Task brief: Without the pictures, output the lines of the material from the very first through the one that holds "const avgRiders = 1281;".

Given material:
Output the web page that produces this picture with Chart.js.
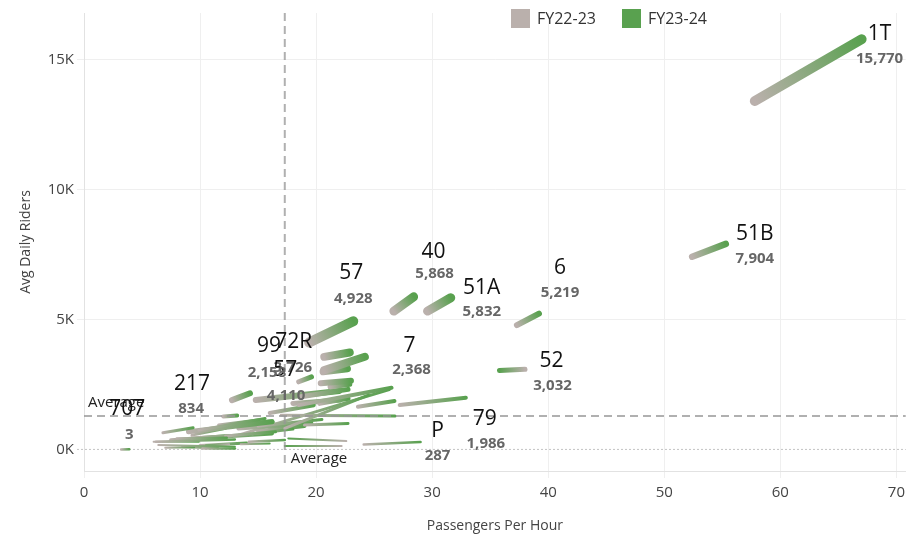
<!DOCTYPE html>
<html><head><meta charset="utf-8">
<script src="https://cdn.jsdelivr.net/npm/chart.js@4/dist/chart.umd.min.js"></script>
<style>html,body{margin:0;padding:0;background:#fff}canvas{display:block}</style>
</head><body>
<canvas id="c" width="911" height="537"></canvas>
<script>
// ---------- DATA ----------
const seriesNames = ['FY22-23', 'FY23-24'];
const routes = ['1T','51B','6','52','40','51A','57','72R','99','7','217','707','P','79',
  'u1','u2','u3','u4','u5','u6','u7','u8','u9','u10','u11','u12','u13','u14','u15','u16','u17','u18','u19','u20',
  'u21','u22','u23','u24','u25','u26','u27','u28','u29','u30','u31','u32',
  'u33','u34','u35','u36','u37','u38','u39','u40','u41'];
const pphFY2223 = [57.8, 52.4, 37.3, 38.0, 26.7, 29.6, 19.4, 20.7, 12.75, 18.5, 6.8, 3.2, 24.1, 27.2,
  20.7, 20.6, 20.4, 21.2, 18.7, 18.5, 20.3, 23.6, 17.3, 17.0, 12.0, 9.9, 9.0, 11.6, 9.3, 6.2, 6.0, 6.4,
  8.0, 10.2, 14.2, 22.6, 22.2, 19.0, 12.2, 15.0, 13.5, 7.0, 12.5, 16.0, 14.5, 14.8,
  11.9, 13.3, 9.3, 13.3, 7.5, 15.0, 18.0, 10.0, 8.5];
const ridersFY2223 = [13396, 7408, 4781, 3080, 5319, 5319, 4110, 3560, 1896, 1704, 640, 0, 190, 1704,
  3050, 2985, 2540, 2400, 2023, 2600, 1769, 1638, 808, 1310, 1270, 742, 677, 935, 550, 292, 292, 165,
  423, 38, 292, 319, 127, 935, 512, 900, 200, 60, 200, 1400, 600, 1900,
  870, 808, 423, 550, 350, 700, 1769, 150, 100];
const pphFY2324 = [67.0, 55.3, 39.2, 35.8, 28.4, 31.6, 23.2, 22.9, 14.3, 26.5, 9.4, 3.9, 29.0, 32.9,
  24.2, 22.7, 23.0, 22.9, 22.75, 19.6, 22.75, 26.75, 24.5, 26.8, 13.2, 15.6, 16.2, 15.0, 12.2, 13.0, 9.9, 13.0,
  12.3, 13.0, 17.3, 17.6, 17.3, 22.75, 16.5, 20.5, 16.0, 9.5, 10.5, 19.8, 18.0, 22.0,
  16.2, 19.6, 16.2, 26.3, 12.5, 19.0, 22.0, 14.0, 11.5];
const ridersFY2324 = [15770, 7904, 5219, 3032, 5868, 5832, 4928, 3726, 2158, 2368, 834, 3, 287, 1986,
  3562, 3100, 2640, 2500, 2308, 2790, 1962, 1858, 2088, 1280, 1300, 1192, 1062, 1127, 808, 385, 292, 100,
  446, 38, 358, 423, 127, 1000, 677, 1150, 230, 80, 150, 1700, 780, 2250,
  1062, 1000, 615, 2300, 520, 900, 1896, 250, 60];
const xTickValues = [0, 10, 20, 30, 40, 50, 60, 70];
const yTickValues = [0, 5000, 10000, 15000];
const avgPPH = 17.3;
const avgRiders = 1281;

// ---------- STYLE ----------
const GRAY = '#bab0ac', GREEN = '#59a14f';
const FONT = '"Open Sans", "Noto Sans", sans-serif';
const strokeWidths = [10, 6.5, 6, 5, 9, 9, 10, 8, 6, 4, 3, 2.5, 2.5, 4,
  8, 7, 6, 5, 5, 5, 5, 4, 3, 3, 4, 3, 5, 3, 3, 2.5, 2, 2,
  2.5, 2.5, 2.5, 2, 2, 3, 3, 3, 2, 2, 2, 4, 3, 6,
  5, 4, 4, 3, 4, 4, 5, 3, 3];
// label placement: offsets from the mark's end (at:1) or start (at:0)
const labelLayout = [
  {route:'1T', at:1, name:[18,-5], value:[18,19]},
  {route:'51B', at:1, name:[29,-10], value:[29,15]},
  {route:'6', at:1, name:[21,-46], value:[21,-21]},
  {route:'52', at:1, name:[52,-10], value:[53,15]},
  {route:'40', at:1, name:[20,-45], value:[21,-23]},
  {route:'51A', at:1, name:[31,-10], value:[31,14]},
  {route:'57', at:1, name:[-2,-48], value:[0,-23]},
  {route:'72R', at:1, name:[-56,-10], value:[-57,15]},
  {route:'57', at:0, name:[-24,27], value:[-23,53]},
  {route:'99', at:1, name:[19,-47], value:[17,-21]},
  {route:'7', at:1, name:[18,-42], value:[20,-18]},
  {route:'217', at:1, name:[-1,-44], value:[-2,-19]},
  {route:'707', at:1, name:[-2,-40], value:[0,-15]},
  {route:'P', at:1, name:[17,-11], value:[17,14]},
  {route:'79', at:1, name:[19,21], value:[20,46]}
];

function gradientFor(ctx) {
  const chart = ctx.chart;
  const xs = chart.scales.x, ys = chart.scales.y;
  const ds = ctx.dataset;
  if (!xs || !ys || !chart.chartArea || !ds) return GREEN;
  const x0 = xs.getPixelForValue(ds.data[0].x), y0 = ys.getPixelForValue(ds.data[0].y);
  const x1 = xs.getPixelForValue(ds.data[1].x), y1 = ys.getPixelForValue(ds.data[1].y);
  if (![x0, y0, x1, y1].every(Number.isFinite)) return GREEN;
  const g = chart.ctx.createLinearGradient(x0, y0, x1, y1);
  g.addColorStop(0, GRAY);
  g.addColorStop(1, GREEN);
  return g;
}

const datasets = routes.map((r, i) => ({
  label: r,
  data: [{x: pphFY2223[i], y: ridersFY2223[i]}, {x: pphFY2324[i], y: ridersFY2324[i]}],
  borderColor: gradientFor,
  borderWidth: strokeWidths[i],
  borderCapStyle: 'round',
  pointRadius: 0,
  pointHoverRadius: 0,
  fill: false,
  tension: 0
}));

const fmt = v => Math.round(v).toLocaleString('en-US');

const overlay = {
  id: 'overlay',
  beforeDatasetsDraw(chart) {
    const {ctx, chartArea: a, scales: {y}} = chart;
    const y0 = y.getPixelForValue(0);
    ctx.save();
    ctx.strokeStyle = '#c4c4c4';
    ctx.lineWidth = 1;
    ctx.setLineDash([2, 2]);
    ctx.beginPath(); ctx.moveTo(a.left - 7, y0); ctx.lineTo(a.right, y0); ctx.stroke();
    ctx.restore();
  },
  afterDatasetsDraw(chart) {
    const {ctx, chartArea: a, scales: {x, y}} = chart;
    ctx.save();
    // average reference lines
    ctx.strokeStyle = 'rgba(150,150,150,0.75)';
    ctx.lineWidth = 2;
    ctx.setLineDash([8, 5]);
    const ax = x.getPixelForValue(avgPPH), ay = y.getPixelForValue(avgRiders);
    ctx.beginPath(); ctx.moveTo(a.left, ay); ctx.lineTo(a.right, ay); ctx.stroke();
    ctx.beginPath(); ctx.moveTo(ax, a.top); ctx.lineTo(ax, a.bottom - 3); ctx.stroke();
    ctx.setLineDash([]);
    ctx.fillStyle = '#222';
    ctx.font = '15px ' + FONT;
    ctx.textAlign = 'left'; ctx.textBaseline = 'middle';
    ctx.fillText('Average', a.left + 4, ay - 13);
    ctx.fillText('Average', ax + 6, a.bottom - 12);
    // route labels
    ctx.textAlign = 'center';
    labelLayout.forEach(L => {
      const i = routes.indexOf(L.route);
      const px = L.at ? pphFY2324[i] : pphFY2223[i];
      const py = L.at ? ridersFY2324[i] : ridersFY2223[i];
      const cx = x.getPixelForValue(px), cy = y.getPixelForValue(py);
      ctx.fillStyle = '#111';
      ctx.font = '21px ' + FONT;
      ctx.fillText(L.route, cx + L.name[0], cy + L.name[1]);
      ctx.fillStyle = '#666';
      ctx.font = 'bold 15px ' + FONT;
      ctx.fillText(fmt(py), cx + L.value[0], cy + L.value[1]);
    });
    ctx.restore();
  },
  afterDraw(chart) {
    const ctx = chart.ctx;
    ctx.save();
    ctx.font = '16px ' + FONT;
    ctx.textBaseline = 'middle'; ctx.textAlign = 'left';
    const items = [[GRAY, 511, 537], [GREEN, 622, 648]];
    items.forEach((it, k) => {
      ctx.fillStyle = it[0];
      ctx.fillRect(it[1], 9, 19, 19);
      ctx.fillStyle = '#333';
      ctx.fillText(seriesNames[k], it[2], 19);
    });
    ctx.restore();
  }
};

new Chart(document.getElementById('c'), {
  type: 'line',
  data: {datasets},
  options: {
    responsive: false,
    animation: false,
    devicePixelRatio: 1,
    layout: {padding: {top: 13, right: 0, left: 0, bottom: 0}},
    plugins: {legend: {display: false}, tooltip: {enabled: false}},
    scales: {
      x: {
        type: 'linear', min: 0, max: 70.8,
        afterBuildTicks: s => { s.ticks = xTickValues.map(v => ({value: v})); },
        afterFit: s => { s.height = 66; },
        grid: {color: '#efefef', tickLength: 7},
        border: {color: '#e2e2e2'},
        ticks: {color: '#444', font: {family: FONT, size: 15}, padding: 6},
        title: {display: true, text: 'Passengers Per Hour', color: '#444', font: {family: FONT, size: 14}, padding: {top: 0, bottom: 3}}
      },
      y: {
        type: 'linear', min: -830, max: 16780,
        afterBuildTicks: s => { s.ticks = yTickValues.map(v => ({value: v})); },
        afterFit: s => { s.width = 84; },
        grid: {color: c => (c.tick && c.tick.value === 0) ? 'rgba(0,0,0,0)' : '#efefef', tickLength: 7},
        border: {color: '#e2e2e2'},
        ticks: {color: '#444', font: {family: FONT, size: 15}, padding: 3, callback: v => (v / 1000) + 'K'},
        title: {display: true, text: 'Avg Daily Riders', color: '#444', font: {family: FONT, size: 14}, padding: {top: 18, bottom: 0}}
      }
    }
  },
  plugins: [overlay]
});
</script>
</body></html>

Right answer:
Output the web page that produces this picture with Chart.js.
<!DOCTYPE html>
<html><head><meta charset="utf-8">
<script src="https://cdn.jsdelivr.net/npm/chart.js@4/dist/chart.umd.min.js"></script>
<style>html,body{margin:0;padding:0;background:#fff}canvas{display:block}</style>
</head><body>
<canvas id="c" width="911" height="537"></canvas>
<script>
// ---------- DATA ----------
const seriesNames = ['FY22-23', 'FY23-24'];
const routes = ['1T','51B','6','52','40','51A','57','72R','99','7','217','707','P','79',
  'u1','u2','u3','u4','u5','u6','u7','u8','u9','u10','u11','u12','u13','u14','u15','u16','u17','u18','u19','u20',
  'u21','u22','u23','u24','u25','u26','u27','u28','u29','u30','u31','u32',
  'u33','u34','u35','u36','u37','u38','u39','u40','u41'];
const pphFY2223 = [57.8, 52.4, 37.3, 38.0, 26.7, 29.6, 19.4, 20.7, 12.75, 18.5, 6.8, 3.2, 24.1, 27.2,
  20.7, 20.6, 20.4, 21.2, 18.7, 18.5, 20.3, 23.6, 17.3, 17.0, 12.0, 9.9, 9.0, 11.6, 9.3, 6.2, 6.0, 6.4,
  8.0, 10.2, 14.2, 22.6, 22.2, 19.0, 12.2, 15.0, 13.5, 7.0, 12.5, 16.0, 14.5, 14.8,
  11.9, 13.3, 9.3, 13.3, 7.5, 15.0, 18.0, 10.0, 8.5];
const ridersFY2223 = [13396, 7408, 4781, 3080, 5319, 5319, 4110, 3560, 1896, 1704, 640, 0, 190, 1704,
  3050, 2985, 2540, 2400, 2023, 2600, 1769, 1638, 808, 1310, 1270, 742, 677, 935, 550, 292, 292, 165,
  423, 38, 292, 319, 127, 935, 512, 900, 200, 60, 200, 1400, 600, 1900,
  870, 808, 423, 550, 350, 700, 1769, 150, 100];
const pphFY2324 = [67.0, 55.3, 39.2, 35.8, 28.4, 31.6, 23.2, 22.9, 14.3, 26.5, 9.4, 3.9, 29.0, 32.9,
  24.2, 22.7, 23.0, 22.9, 22.75, 19.6, 22.75, 26.75, 24.5, 26.8, 13.2, 15.6, 16.2, 15.0, 12.2, 13.0, 9.9, 13.0,
  12.3, 13.0, 17.3, 17.6, 17.3, 22.75, 16.5, 20.5, 16.0, 9.5, 10.5, 19.8, 18.0, 22.0,
  16.2, 19.6, 16.2, 26.3, 12.5, 19.0, 22.0, 14.0, 11.5];
const ridersFY2324 = [15770, 7904, 5219, 3032, 5868, 5832, 4928, 3726, 2158, 2368, 834, 3, 287, 1986,
  3562, 3100, 2640, 2500, 2308, 2790, 1962, 1858, 2088, 1280, 1300, 1192, 1062, 1127, 808, 385, 292, 100,
  446, 38, 358, 423, 127, 1000, 677, 1150, 230, 80, 150, 1700, 780, 2250,
  1062, 1000, 615, 2300, 520, 900, 1896, 250, 60];
const xTickValues = [0, 10, 20, 30, 40, 50, 60, 70];
const yTickValues = [0, 5000, 10000, 15000];
const avgPPH = 17.3;
const avgRiders = 1281;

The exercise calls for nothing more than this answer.